Arnold Koller : « La décentralisation donne aux citoyens une réelle opportunité de participer à la vie locale »

Arnold Koller, ancien Conseiller fédéral de la Suisse, a participé à la conférence sur la démocratie et la décentralisation organisée à Saint Gall par la Présidence suisse du Comité des Ministres du Conseil de l’Europe, en coopération avec la Commission de Venise du Conseil de l’Europe et l’Université de Saint-Gall. Il explique dans une interview les enjeux de la décentralisation qui donne aux communes suisses les compétences nécessaires pour gérer des projets au niveau le plus proche, et ainsi impliquer plus fortement les citoyens.

Interview – 3 mai 2010

Question : Souvent citée comme « un condensé d’Europe », la Suisse, qui achève ces jours-ci sa présidence du Comité des Ministres du Conseil de l'Europe, est vue par ailleurs en tant que modèle de décentralisation. Y a-t-il une « voie suisse » qui peut servir d’exemple pour d’autres pays européens?

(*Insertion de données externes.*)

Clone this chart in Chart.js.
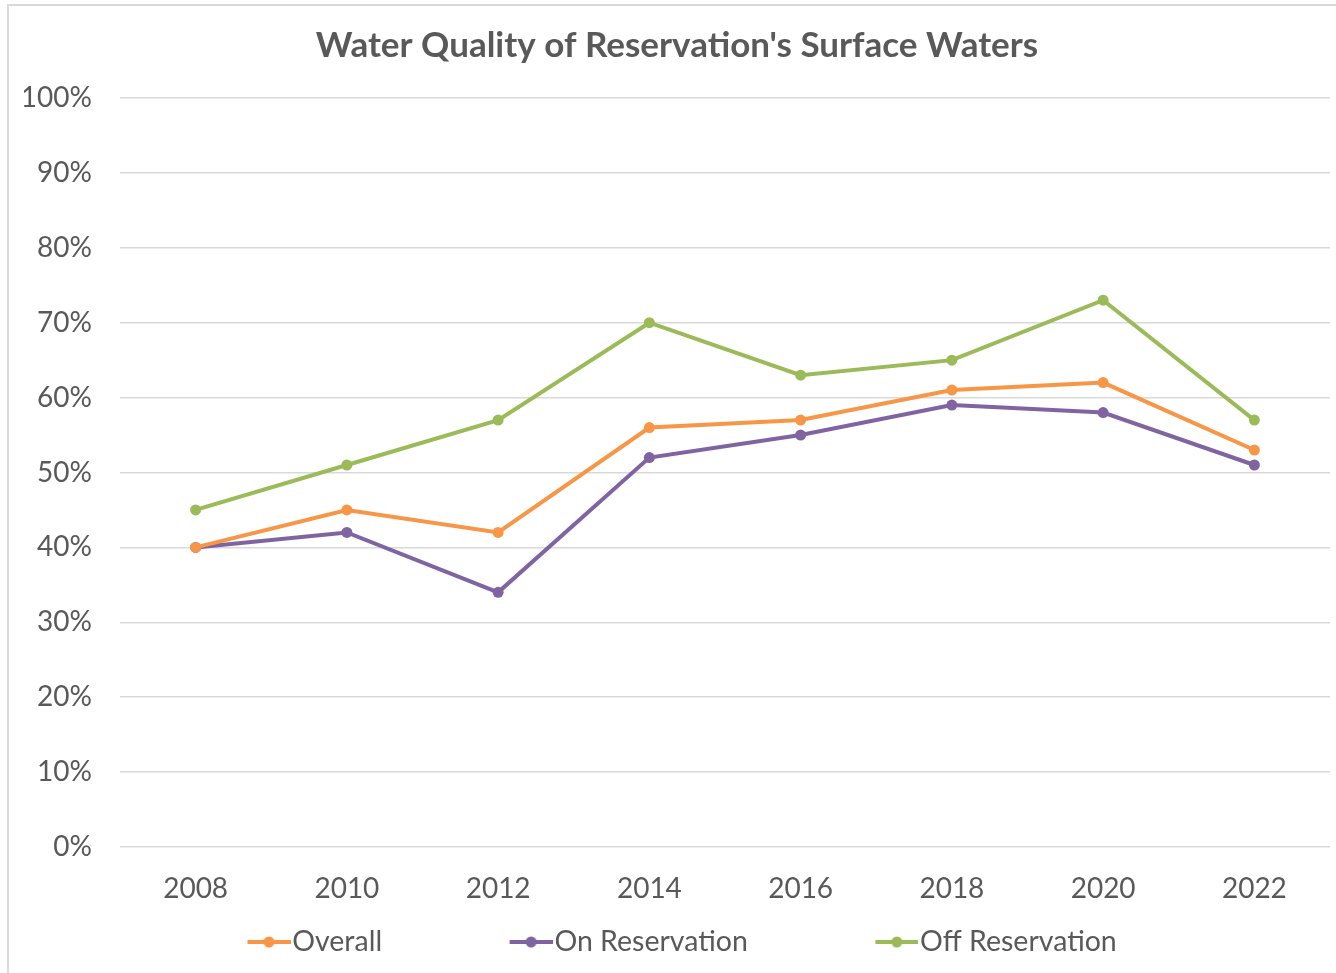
<!DOCTYPE html>
<html>
<head>
<meta charset="utf-8">
<script src="https://cdn.jsdelivr.net/npm/chart.js@4.4.0/dist/chart.umd.min.js"></script>
<style>
  html, body { margin: 0; padding: 0; background: #ffffff; }
  #wrap { position: relative; width: 1336px; height: 973px; overflow: hidden; }
  #frame { position: absolute; left: 7px; top: 4px; width: 1400px; height: 1100px;
           border-left: 2px solid #d9d9d9; border-top: 2px solid #d9d9d9; }
  #c { position: absolute; left: 0; top: 0; }
</style>
</head>
<body>
<div id="wrap">
  <div id="frame"></div>
  <canvas id="c" width="1336" height="973"></canvas>
</div>
<script>
const chartTitle = "Water Quality of Reservation's Surface Waters";
const years = ["2008", "2010", "2012", "2014", "2016", "2018", "2020", "2022"];
const seriesNames = ["Overall", "On Reservation", "Off Reservation"];
const overall = [40, 45, 42, 56, 57, 61, 62, 53];
const onReservation = [40, 42, 34, 52, 55, 59, 58, 51];
const offReservation = [45, 51, 57, 70, 63, 65, 73, 57];
const seriesColors = ["#F79646", "#8064A2", "#9BBB59"];

const FONT = "Lato";
const TEXT = "#595959";
const LEG_FS = 28.5;
const BOXW = 150;
const LEG_PAD = 8;

function legendMarker(color) {
  const c = document.createElement('canvas');
  const w = Math.round(BOXW + 2 * (LEG_FS / 2 - 2)), h = 14;
  c.width = w; c.height = h;
  const g = c.getContext('2d');
  g.strokeStyle = color; g.lineWidth = 4; g.lineCap = 'butt';
  g.beginPath(); g.moveTo(w - 43, h / 2); g.lineTo(w, h / 2); g.stroke();
  g.fillStyle = color;
  g.beginPath(); g.arc(w - 21.5, h / 2, 5.5, 0, Math.PI * 2); g.fill();
  return c;
}

const seriesData = [overall, onReservation, offReservation];
const datasets = seriesNames.map((name, i) => ({
  label: name,
  data: seriesData[i],
  borderColor: seriesColors[i],
  backgroundColor: seriesColors[i],
  borderWidth: 4,
  pointRadius: 5.5,
  pointHoverRadius: 5.5,
  pointBorderWidth: 0,
  pointBackgroundColor: seriesColors[i],
  tension: 0,
  fill: false
}));

new Chart(document.getElementById('c'), {
  type: 'line',
  data: { labels: years, datasets },
  options: {
    responsive: false,
    animation: false,
    layout: { padding: { left: 24, right: 6, top: 24.5, bottom: 6.75 } },
    plugins: {
      title: {
        display: true,
        text: chartTitle,
        color: TEXT,
        font: { family: FONT, size: 35, weight: 'bold' },
        padding: { top: 0, bottom: 31.5 }
      },
      legend: {
        position: 'bottom',
        align: 'start',
        fullSize: false,
        labels: {
          usePointStyle: true,
          pointStyleWidth: BOXW,
          padding: LEG_PAD,
          color: TEXT,
          font: { family: FONT, size: LEG_FS },
          generateLabels: (chart) => chart.data.datasets.map((ds, i) => ({
            text: ds.label,
            fillStyle: ds.borderColor,
            strokeStyle: ds.borderColor,
            fontColor: TEXT,
            lineWidth: 0,
            pointStyle: legendMarker(ds.borderColor),
            hidden: false,
            datasetIndex: i
          }))
        }
      },
      tooltip: { enabled: false }
    },
    scales: {
      x: {
        offset: true,
        grid: { display: false, drawTicks: false },
        border: { display: false },
        ticks: { color: TEXT, font: { family: FONT, size: 28 }, padding: 25, maxRotation: 0 },
        afterFit: (s) => { s.height = 72.75; }
      },
      y: {
        min: 0, max: 100,
        grid: { color: '#d9d9d9', lineWidth: 1.5, drawTicks: false },
        border: { display: false },
        ticks: {
          stepSize: 10,
          color: TEXT,
          font: { family: FONT, size: 28 },
          padding: 28,
          callback: (v) => v + '%'
        },
        afterFit: (s) => { s.width = 96; }
      }
    }
  }
});
</script>
</body>
</html>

Arnold Koller : Je crois que la Suisse est en effet un modèle d’intégration; le peuple suisse parle quatre langues, pratique quatre cultures, ce qui représente un grand succès historique et économique. Mais est-ce qu’on peut transférer ce modèle sur le reste de l’Europe? Ici, je serais très modeste. Naturellement, il y a des éléments à prendre, mais on ne peut jamais transférer un modèle entier d’un Etat à un autre, parce que les faits de base sont différents. La Suisse était tout d’abord une confédération qui s’est développée en fédération. Encore aujourd’hui, nous sommes persuadés que nous avons seulement une chance de vivre ensemble en paix, où nous pouvons vivre aussi nos différences, parce que nous sommes un Etat fédéral. Je pense que la « voie suisse » a toujours été de commencer par les communes et d’aller ensuite aux cantons et, en dernier lieu, au niveau de l’Etat. Comme Napoléon l’a dit, « la Suisse est fédéraliste ou elle n’est pas ».

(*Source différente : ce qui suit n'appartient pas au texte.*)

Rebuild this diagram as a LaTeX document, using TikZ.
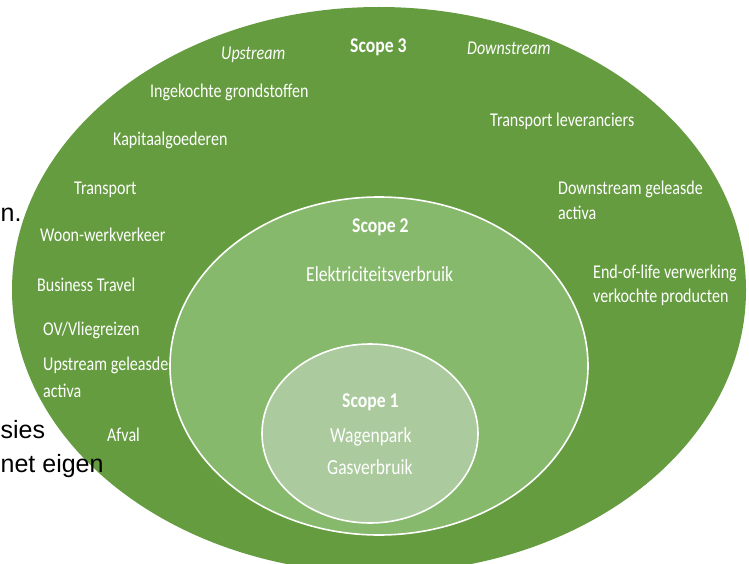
\documentclass[tikz,border=0pt]{standalone}
\usepackage{fontspec}
\setmainfont{Carlito}
\newfontfamily\arialfont{Liberation Sans}
\usepackage{graphicx}
\definecolor{scopethree}{HTML}{659C40}
\definecolor{scopetwo}{HTML}{87B96C}
\definecolor{scopeone}{HTML}{ABCA9D}
\newcommand{\condensed}[1]{\scalebox{0.823}[1]{#1}}
\newcommand{\condensedi}[1]{\scalebox{0.817}[1]{#1}}
\newcommand{\condensedb}[1]{\scalebox{0.84}[1]{#1}}
\tikzset{
  lbl/.style={anchor=base west, inner sep=0pt, text=white, font=\fontsize{19.5}{23}\selectfont},
  lblbig/.style={anchor=base west, inner sep=0pt, text=white, font=\fontsize{21.5}{25}\selectfont},
  lblbold/.style={anchor=base west, inner sep=0pt, text=white, font=\fontsize{21}{25}\selectfont\bfseries},
  bgtext/.style={anchor=base west, inner sep=0pt, text=black, font=\fontsize{25}{29}\selectfont\arialfont},
  ring/.style={draw=white, line width=1.6pt}
}
\begin{document}
\begin{tikzpicture}[x=1pt,y=-1pt]
\useasboundingbox (0,0) rectangle (749,564);
\fill[white] (0,0) rectangle (749,564);
\clip (0,0) rectangle (749,564);
% scope 3
\fill[scopethree] (379,290) ellipse [x radius=367pt, y radius=283pt];
% background page text fragments
\node[bgtext] (frag1) at (0.5,222) {n.};
\node[bgtext] (frag2) at (0.5,438) {sies};
\node[bgtext] (frag3) at (0.5,472) {net eigen};
% scope 2
\filldraw[ring, fill=scopetwo] (379,366) ellipse [x radius=209pt, y radius=169pt];
% scope 1
\filldraw[ring, fill=scopeone] (370,433.5) ellipse [x radius=108pt, y radius=89.5pt];
% scope 3 labels
\node[lblbold] (s3) at (350,53) {\condensedb{Scope 3}};
\node[lbl] (up) at (221,60) {\condensed{\itshape Upstream}};
\node[lbl] (down) at (467,55) {\condensed{\itshape Downstream}};
\node[lbl] (ingek) at (150,97.7) {\condensed{Ingekochte grondstoffen}};
\node[lbl] (kapit) at (113,145.7) {\condensed{Kapitaalgoederen}};
\node[lbl] (transp) at (74,195) {\condensed{Transport}};
\node[lbl] (woon) at (40,241.7) {\condensed{Woon-werkverkeer}};
\node[lbl] (busin) at (37,291) {\condensed{Business Travel}};
\node[lbl] (ov) at (43,335) {\condensed{OV/Vliegreizen}};
\node[lbl] (upgel) at (43,370) {\condensed{Upstream geleasde}};
\node[lbl] (upact) at (43,397) {\condensed{activa}};
\node[lbl] (afval) at (107,441) {\condensed{Afval}};
\node[lbl] (translev) at (490,127) {\condensed{Transport leveranciers}};
\node[lbl] (dngel) at (558,194) {\condensed{Downstream geleasde}};
\node[lbl] (dnact) at (558,219) {\condensed{activa}};
\node[lbl] (eol) at (593,278) {\condensed{End-of-life verwerking}};
\node[lbl] (verk) at (593,302) {\condensed{verkochte producten}};
% scope 2 labels
\node[lblbold] (s2) at (352,232) {\condensedb{Scope 2}};
\node[lblbig] (elek) at (306,281) {\condensedi{Elektriciteitsverbruik}};
% scope 1 labels
\node[lblbold] (s1) at (342,407) {\condensedb{Scope 1}};
\node[lblbig] (wagen) at (330,442) {\condensedi{Wagenpark}};
\node[lblbig] (gas) at (327,474) {\condensedi{Gasverbruik}};
\end{tikzpicture}
\end{document}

En outre, l’expérience mondiale montre que la diversité culturelle est un atout pour le fédéralisme parce que la composition des majorités et des minorités change souvent. Une fédération dans un Etat avec plusieurs cultures diverses est donc plus facile à réaliser que, par exemple, dans un Etat avec seulement deux composants décisifs.

Question : A l'issue de sa visite de monitoring en Suisse, le Congrès a salué la qualité de la démocratie régionale suisse, mais a néanmoins émis quelques observations. Comment voyez-vous l’évolution de la décentralisation dans votre pays à la lumière de ces recommandations?

Arnold Koller : Le problème de la Suisse, c’est la fragmentation avec ses 26 cantons, qui ont des territoires relativement limités. De petits cantons ont des désavantages, et ce n’est pas optimal du point de vue économique. Au niveau local, par exemple, nous avons vu une diminution de 15% du nombre de communes, ces derniers temps, en raison de fusions, et je suis persuadé que c’est une évolution positive également pour les cantons. Bien sûr, les fusions des cantons est une autre chose, qui suscite beaucoup d’émotion et des questions d’identité, mais ça serait un pas dans la bonne direction.

Question : Il est souvent dit que la décentralisation aide à augmenter la participation des citoyens, et surtout des jeunes, en suscitant leur intérêt à la démocratie. Est-ce que l’expérience suisse le confirme ?

Arnold Koller : Bien évidemment, si les jeunes ont la certitude qu’ils peuvent influencer les décisions à travers leur participation, que leurs souhaits et leurs avis seront pris en compte, cela les motive à participer. J’ai récemment assisté à la réunion d’une commune où j’ai été impressionné par la participation très active des jeunes, surtout en ce qui concerne les problèmes qui sont très proches des citoyens. Par exemple, pour traiter la question de la disparition de la neige dans les stations d’hiver, ils se sont donnés beaucoup de peine pour réaliser une étude sur tous les aspects – techniques, financiers, de marketing – et ont proposé des solutions impliquant la neige artificielle. C’est justement le fait que les communes, grâce à la décentralisation, ont les compétences nécessaires pour réaliser de tels projets, qui permet d’augmenter l’intérêt des jeunes dans la vie locale.